**Set exercise:** Extract the lines from the first one in the records below through the line containing "const GREY = '#bfbfbf';", keeping both ends and leaving out any pictures.
─── Records supplied ───
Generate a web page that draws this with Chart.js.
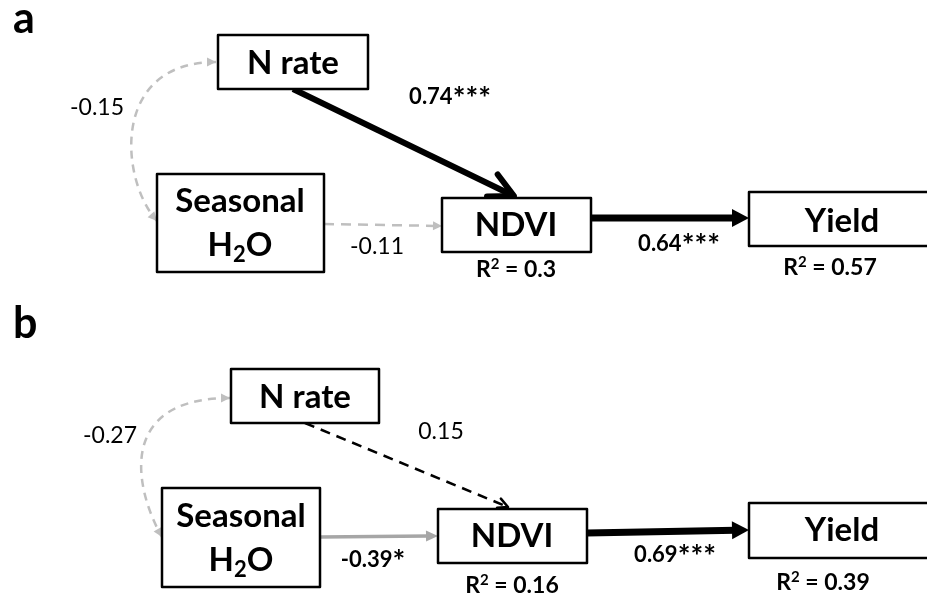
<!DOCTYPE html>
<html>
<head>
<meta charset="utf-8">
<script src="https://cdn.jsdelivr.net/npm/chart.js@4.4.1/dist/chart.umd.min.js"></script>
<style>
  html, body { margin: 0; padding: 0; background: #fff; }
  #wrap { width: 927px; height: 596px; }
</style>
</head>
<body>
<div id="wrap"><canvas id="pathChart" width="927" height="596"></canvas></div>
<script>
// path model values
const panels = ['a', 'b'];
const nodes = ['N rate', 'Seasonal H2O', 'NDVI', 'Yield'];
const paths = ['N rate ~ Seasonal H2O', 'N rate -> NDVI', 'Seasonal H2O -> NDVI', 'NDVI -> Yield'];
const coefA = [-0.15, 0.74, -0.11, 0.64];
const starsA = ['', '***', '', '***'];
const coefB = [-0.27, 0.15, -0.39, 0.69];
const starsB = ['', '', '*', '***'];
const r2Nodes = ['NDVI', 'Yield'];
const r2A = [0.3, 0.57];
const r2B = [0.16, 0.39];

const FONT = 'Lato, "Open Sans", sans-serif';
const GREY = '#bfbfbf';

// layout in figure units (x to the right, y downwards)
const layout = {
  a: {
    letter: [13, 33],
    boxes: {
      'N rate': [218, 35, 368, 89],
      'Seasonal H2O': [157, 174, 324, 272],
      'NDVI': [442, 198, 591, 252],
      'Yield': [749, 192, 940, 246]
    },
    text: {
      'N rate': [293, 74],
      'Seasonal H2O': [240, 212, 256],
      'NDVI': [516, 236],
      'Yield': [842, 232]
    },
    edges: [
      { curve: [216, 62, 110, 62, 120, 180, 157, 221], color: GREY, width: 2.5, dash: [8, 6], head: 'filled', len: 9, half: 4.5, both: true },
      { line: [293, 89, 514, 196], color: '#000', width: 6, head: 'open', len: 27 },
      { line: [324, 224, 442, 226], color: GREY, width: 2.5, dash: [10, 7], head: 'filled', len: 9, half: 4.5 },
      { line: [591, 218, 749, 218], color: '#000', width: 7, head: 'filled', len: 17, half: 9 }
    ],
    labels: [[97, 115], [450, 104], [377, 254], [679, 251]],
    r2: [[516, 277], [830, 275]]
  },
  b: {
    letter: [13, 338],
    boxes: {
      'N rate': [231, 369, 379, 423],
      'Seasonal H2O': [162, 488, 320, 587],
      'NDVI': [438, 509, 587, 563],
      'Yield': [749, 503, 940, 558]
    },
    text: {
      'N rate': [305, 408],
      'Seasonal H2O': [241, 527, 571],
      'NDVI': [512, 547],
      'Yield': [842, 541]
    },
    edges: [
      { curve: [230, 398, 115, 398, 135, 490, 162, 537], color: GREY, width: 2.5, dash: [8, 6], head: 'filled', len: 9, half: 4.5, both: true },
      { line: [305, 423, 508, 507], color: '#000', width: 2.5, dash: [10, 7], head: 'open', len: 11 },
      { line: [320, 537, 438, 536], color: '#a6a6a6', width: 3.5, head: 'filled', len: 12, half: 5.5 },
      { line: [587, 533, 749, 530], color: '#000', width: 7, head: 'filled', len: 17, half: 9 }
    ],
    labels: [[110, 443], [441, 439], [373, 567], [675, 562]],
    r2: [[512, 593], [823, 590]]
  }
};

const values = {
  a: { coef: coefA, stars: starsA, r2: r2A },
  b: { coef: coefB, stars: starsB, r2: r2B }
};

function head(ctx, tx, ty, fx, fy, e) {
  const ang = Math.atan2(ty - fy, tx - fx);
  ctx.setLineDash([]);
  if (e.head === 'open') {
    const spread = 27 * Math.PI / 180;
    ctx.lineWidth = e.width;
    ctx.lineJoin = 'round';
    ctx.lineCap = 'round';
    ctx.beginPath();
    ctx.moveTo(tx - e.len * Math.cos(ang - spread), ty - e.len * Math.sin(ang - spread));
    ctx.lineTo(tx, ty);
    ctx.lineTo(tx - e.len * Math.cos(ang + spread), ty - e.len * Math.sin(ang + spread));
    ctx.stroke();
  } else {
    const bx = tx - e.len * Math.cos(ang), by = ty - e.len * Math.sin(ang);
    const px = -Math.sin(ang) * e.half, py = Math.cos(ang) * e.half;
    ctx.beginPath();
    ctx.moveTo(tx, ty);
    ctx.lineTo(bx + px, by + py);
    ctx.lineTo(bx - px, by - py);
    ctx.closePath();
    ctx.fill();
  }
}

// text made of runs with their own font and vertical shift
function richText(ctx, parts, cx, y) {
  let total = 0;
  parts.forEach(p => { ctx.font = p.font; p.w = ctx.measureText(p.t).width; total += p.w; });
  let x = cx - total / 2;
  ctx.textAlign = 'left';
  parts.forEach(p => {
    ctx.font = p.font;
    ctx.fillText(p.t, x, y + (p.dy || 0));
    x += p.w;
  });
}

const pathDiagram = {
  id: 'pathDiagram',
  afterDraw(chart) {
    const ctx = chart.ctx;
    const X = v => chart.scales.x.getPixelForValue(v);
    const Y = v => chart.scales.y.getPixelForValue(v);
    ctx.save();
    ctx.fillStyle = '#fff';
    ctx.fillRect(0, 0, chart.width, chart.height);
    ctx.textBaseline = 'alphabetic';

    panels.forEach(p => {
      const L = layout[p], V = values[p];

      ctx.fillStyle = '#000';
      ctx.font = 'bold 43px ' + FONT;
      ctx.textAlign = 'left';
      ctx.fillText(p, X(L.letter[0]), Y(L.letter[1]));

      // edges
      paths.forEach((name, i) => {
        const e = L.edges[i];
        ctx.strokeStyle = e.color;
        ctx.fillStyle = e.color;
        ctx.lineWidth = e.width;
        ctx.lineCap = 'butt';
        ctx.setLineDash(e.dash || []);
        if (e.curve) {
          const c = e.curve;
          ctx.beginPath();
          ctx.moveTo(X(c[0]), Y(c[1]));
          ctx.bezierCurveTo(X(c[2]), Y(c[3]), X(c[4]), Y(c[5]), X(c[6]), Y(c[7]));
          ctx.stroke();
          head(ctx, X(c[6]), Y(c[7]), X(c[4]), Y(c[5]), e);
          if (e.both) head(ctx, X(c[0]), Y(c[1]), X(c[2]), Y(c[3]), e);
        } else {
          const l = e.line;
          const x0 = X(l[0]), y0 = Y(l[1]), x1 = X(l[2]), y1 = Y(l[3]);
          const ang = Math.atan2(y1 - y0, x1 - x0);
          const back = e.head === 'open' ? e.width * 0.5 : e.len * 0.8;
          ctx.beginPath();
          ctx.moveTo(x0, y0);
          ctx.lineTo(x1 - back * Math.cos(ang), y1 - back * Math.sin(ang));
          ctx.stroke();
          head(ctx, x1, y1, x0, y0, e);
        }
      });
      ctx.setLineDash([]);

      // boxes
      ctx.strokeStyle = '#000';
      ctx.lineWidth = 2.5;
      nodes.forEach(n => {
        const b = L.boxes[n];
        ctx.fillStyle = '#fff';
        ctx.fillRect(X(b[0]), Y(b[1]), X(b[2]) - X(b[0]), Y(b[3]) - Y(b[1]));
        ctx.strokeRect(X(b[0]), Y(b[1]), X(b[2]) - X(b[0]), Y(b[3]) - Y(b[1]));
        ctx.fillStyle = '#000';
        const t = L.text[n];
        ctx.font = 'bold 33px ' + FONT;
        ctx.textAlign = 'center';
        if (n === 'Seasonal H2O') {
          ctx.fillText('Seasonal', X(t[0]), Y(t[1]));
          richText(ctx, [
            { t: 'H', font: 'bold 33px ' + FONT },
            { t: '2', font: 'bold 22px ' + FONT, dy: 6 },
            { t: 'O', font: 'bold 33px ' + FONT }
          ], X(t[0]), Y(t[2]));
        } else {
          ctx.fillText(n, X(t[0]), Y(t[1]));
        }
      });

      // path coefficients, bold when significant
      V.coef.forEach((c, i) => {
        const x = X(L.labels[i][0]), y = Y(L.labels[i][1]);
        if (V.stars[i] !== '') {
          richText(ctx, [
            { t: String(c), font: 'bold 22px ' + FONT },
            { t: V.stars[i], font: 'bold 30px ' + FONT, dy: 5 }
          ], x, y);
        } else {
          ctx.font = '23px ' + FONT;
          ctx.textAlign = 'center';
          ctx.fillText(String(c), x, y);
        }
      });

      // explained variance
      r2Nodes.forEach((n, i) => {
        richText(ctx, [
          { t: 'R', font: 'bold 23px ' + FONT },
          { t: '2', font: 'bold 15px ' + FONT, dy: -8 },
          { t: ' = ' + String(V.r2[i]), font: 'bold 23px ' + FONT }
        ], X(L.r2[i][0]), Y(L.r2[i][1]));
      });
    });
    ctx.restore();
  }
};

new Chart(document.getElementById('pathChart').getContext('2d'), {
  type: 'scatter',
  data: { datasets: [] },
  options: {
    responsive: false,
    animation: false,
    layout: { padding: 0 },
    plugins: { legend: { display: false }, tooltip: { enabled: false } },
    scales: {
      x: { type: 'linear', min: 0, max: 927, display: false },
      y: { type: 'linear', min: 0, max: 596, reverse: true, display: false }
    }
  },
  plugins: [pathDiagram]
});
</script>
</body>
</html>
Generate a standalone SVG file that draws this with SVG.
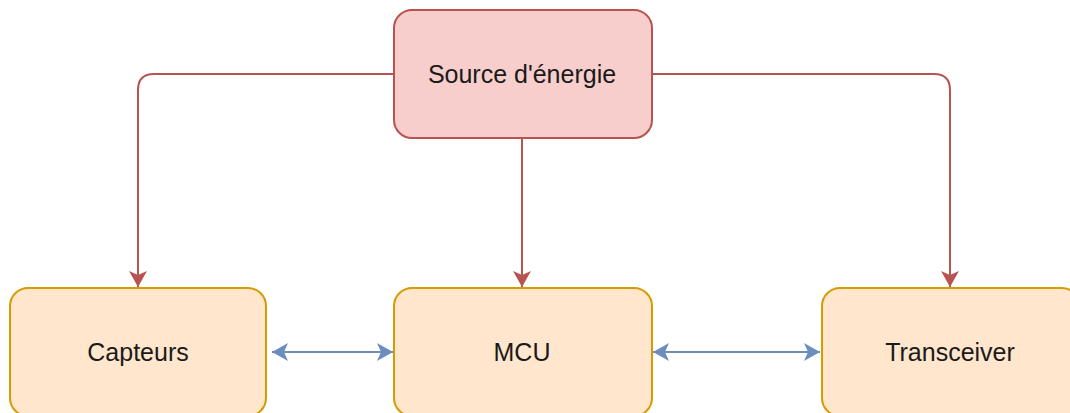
───
**Correct output:**
Generate a web page that draws this with Chart.js.
<!DOCTYPE html>
<html>
<head>
<meta charset="utf-8">
<script src="https://cdn.jsdelivr.net/npm/chart.js@4.4.1/dist/chart.umd.min.js"></script>
<style>
  html, body { margin: 0; padding: 0; background: #fff; }
  #wrap { width: 927px; height: 596px; }
</style>
</head>
<body>
<div id="wrap"><canvas id="pathChart" width="927" height="596"></canvas></div>
<script>
// path model values
const panels = ['a', 'b'];
const nodes = ['N rate', 'Seasonal H2O', 'NDVI', 'Yield'];
const paths = ['N rate ~ Seasonal H2O', 'N rate -> NDVI', 'Seasonal H2O -> NDVI', 'NDVI -> Yield'];
const coefA = [-0.15, 0.74, -0.11, 0.64];
const starsA = ['', '***', '', '***'];
const coefB = [-0.27, 0.15, -0.39, 0.69];
const starsB = ['', '', '*', '***'];
const r2Nodes = ['NDVI', 'Yield'];
const r2A = [0.3, 0.57];
const r2B = [0.16, 0.39];

const FONT = 'Lato, "Open Sans", sans-serif';
const GREY = '#bfbfbf';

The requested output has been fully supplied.